Come questa Corte ha avuto modo di precisare, <<in tema di revocazione delle sentenze della Corte di cassazione, l’errore revocatorio è configurabile nelle ipotesi in cui la Corte sia giudice del fatto e, in particolare, quando abbia valutato sull’ammissibilità e procedibilità del ricorso, e si individua nell’errore meramente percettivo, risultante in modo incontrovertibile dagli atti e tale da aver indotto il giudice a fondare la valutazione della situazione processuale sulla supposta inesistenza (od esistenza) di un fatto, positivamente acquisito (od escluso) nella realtà del processo, che, ove invece esattamente percepito, avrebbe determinato una diversa valutazione della situazione processuale, e non anche nella pretesa errata valutazione di fatti esattamente rappresentati>> (Cass. n.3365/2009).
Nel caso di specie, la Corte ha esaminato il ricorso dell’ufficio ed ha ritenuto che la C.t.r. avesse valutato illegittimo il ricorso alla procedura automatizzata di cui all’art.36 bis d.P.R. n. 600/1973 da parte dell’ufficio, in quanto quest’ultimo aveva impropriamente utilizzato il codice di attività indicato dalla contribuente in dichiarazione, inerente alle attività di intermediazione finanziaria ma non automaticamente riferibile ad attività di “banca”.
Secondo la Corte < < la Commissione ha dunque ritenuto che il dato relativo all’attività svolta dalla società, quale emergente dalla dichiarazione dei redditi, non consentiva l’automatico riferimento a “soggetti bancari/finanziari”, cui applicare l’aliquota IRAP maggiorata, tipico di un controllo automatizzato o cartolare, quale quello consentito dall’art. 36 bis citato. Tale disciplina, infatti, in quanto volta ad evitare l’attività di rettifica, quando l’imposta dovuta sia determinata sulla base dei dati forniti dallo stesso contribuente o di una mera correzione di errori materiali o di calcolo degli stessi dati, giustifica la diretta iscrizione a ruolo della maggiore imposta dovuta, sulla base di un controllo meramente cartolare della dichiarazione, ma non attribuisce all’Ufficio il potere di risolvere questioni giuridiche o di esaminare atti diversi dalla dichiarazione stessa (Cass. 14070/2011; Cass. 5318/2012, nella quale si è precisato che con tale modalità non possono risolversi questioni giuridiche, chiarendo, in particolare, che la negazione della detrazione nell’anno in verifica di un credito dell’anno precedente, per il quale la dichiarazione era stata omessa, non può essere ricondotta al mero controllo cartolare, in quanto implica, appunto, verifiche e valutazioni giuridiche, con la conseguenza che il disconoscimento del credito e l’iscrizione della conseguente maggiore imposta deve avvenire previa emissione di motivato avviso di rettifica; Cass. 25521/2014)>>.

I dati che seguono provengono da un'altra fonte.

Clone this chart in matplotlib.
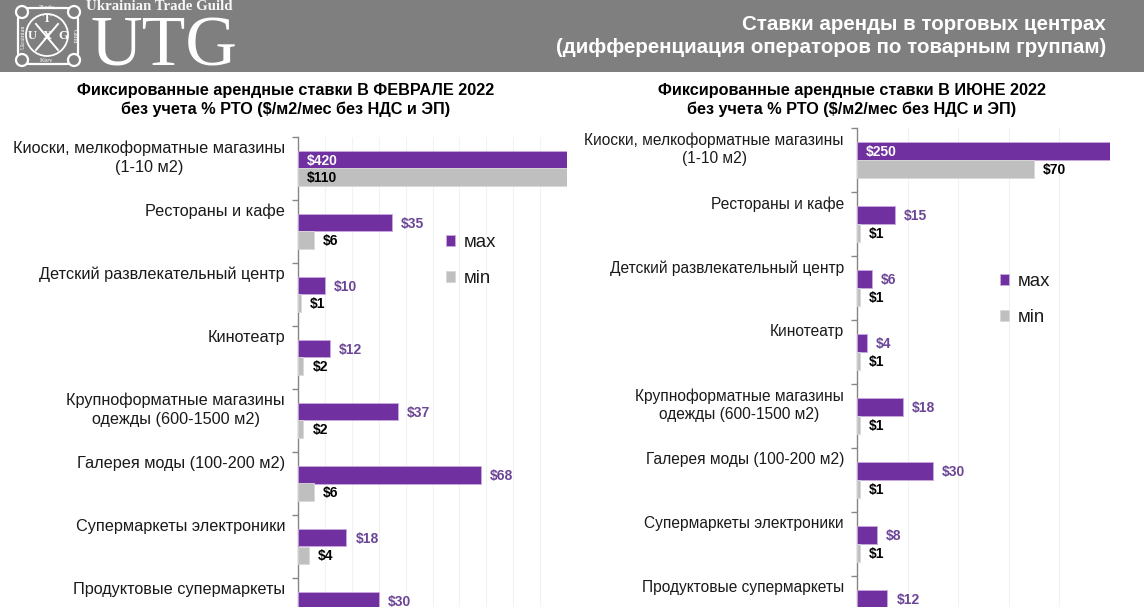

Pertanto la Corte concludeva nel senso che tale parte della decisione di appello non aveva formato oggetto di contestazione da parte della. ricorrente, con conseguente inammissibilità dell’unico motivo proposto.
Appare evidente dunque, che l’errore lamentato dall’ufficio, ove sussistente, non consiste in una mera svista percettiva, bensì riguarda l’attività di interpretazione della sentenza impugnata e del contenuto del ricorso, attività valutativa che non può essere oggetto del ricorso per revocazione.
Nella fattispecie in esame, è dedotto non già un errore di fatto (quale svista percettiva immediatamente percepibile), bensì un’errata considerazione e interpretazione dell’oggetto del ricorso rispetto alla sentenza e, quindi, un errore di giudizio non revocatorio (vedi Cass. Sez. U -., Ordinanza n. 31032 del 27/11/2019, Rv. 656234).
Pertanto il ricorso va dichiarato inammissibile, non avendo la ricorrente evidenziato una falsa percezione della realtà o in una svista materiale che abbia portato ad affermare o supporre l’esistenza di un fatto decisivo incontestabilmente escluso, oppure l’inesistenza di un fatto positivamente accertato dagli atti o documenti di causa idoneo a costituire motivo di revocazione (cfr. da ultimo Cass. n. 2236/2022).
Le spese seguono la soccombenza e si liquidano in dispositivo.
Rilevato che risulta soccombente una parte ammessa alla prenotazione a debito del contributo unificato, per essere amministrazione pubblica difesa dall’Avvocatura Generale dello Stato, non si applica l’art. 13 comma 1-quater, d.P.R. 30 maggio 2002, n. 115.
P.Q.M.
La Corte dichiara inammissibile il ricorso; condanna la ricorrente a pagare alla parte contribuente le spese del giudizio di legittimità che liquida in euro 6300,00, a titolo di compenso, oltre il 15% per spese generali, euro 200,00 per esborsi ed accessori di legge.